In V4,L1: should be 'remind you' instead of remain

AldefinaAldefina    петък, 03/05/2013 - 07:20

¡Hola, Rosa!
Una vez más he traducido la misma canción que tu, pero es una de mis favoritas. Lo siento.

As for your translation I like it and I think that the tile you used “Trying to conquer you once again” is fantastic. I love the word “conquer” that you have chosen. It suites here absolutely perfect (thefreedictionary.com definition: to gain the love, sympathy, etc., of (someone) by seduction or force of personality) and I don’t think that any other choice would have been better.
For me “conquer” has also some connection with Spanish “conquistar” and “conquistador” - “se aplica a la persona que consigue el amor de otra persona con facilidad” but also “se aplica a la persona o ejército que consigue el dominio y control de una población o de un territorio como consecuencia de una guerra”, so the meaning of these words both in Spanish and in English is the same.
I would suggest you to leave this title as the only one and write the other one in comments.

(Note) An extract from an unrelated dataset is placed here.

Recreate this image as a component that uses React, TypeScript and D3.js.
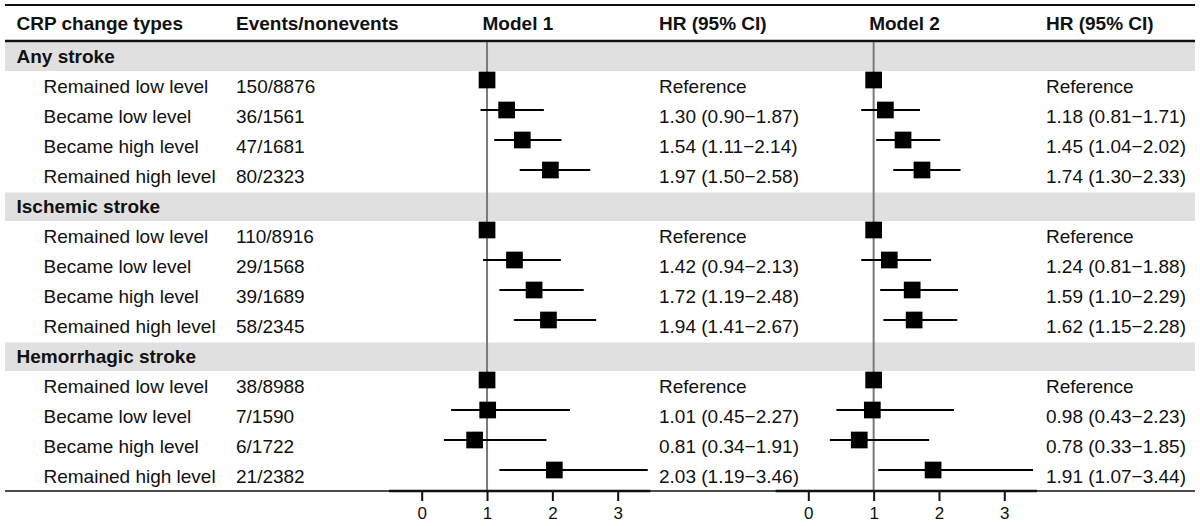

Stanza 6, verse 4: I think it would be safer to use “that” instead of “it”.

Stanza 7: I know that you can “give promises” or simply “promise”, but I don’t think you can “swear promises”, because it’s something that we call in Poland “buttery butter” - “to swear” means in fact “to promise” (dictionary.cambridge.org definition: “swear - to promise or say firmly that you are telling the truth or that you will do something or behave in a particular way”).

Last stanza: “seeing the stars with you” sounds strange. I think it should be rather “looking at the stars”, as you wrote in comments.

Anyway, I think you deserve the five stars that I gave you.

Mucias gracias.

roster 31roster 31
   петък, 03/05/2013 - 18:03

No wonder the Spaniards were "Los conquistadores"!!!

I made the changes. Thank you for your comments and the stars.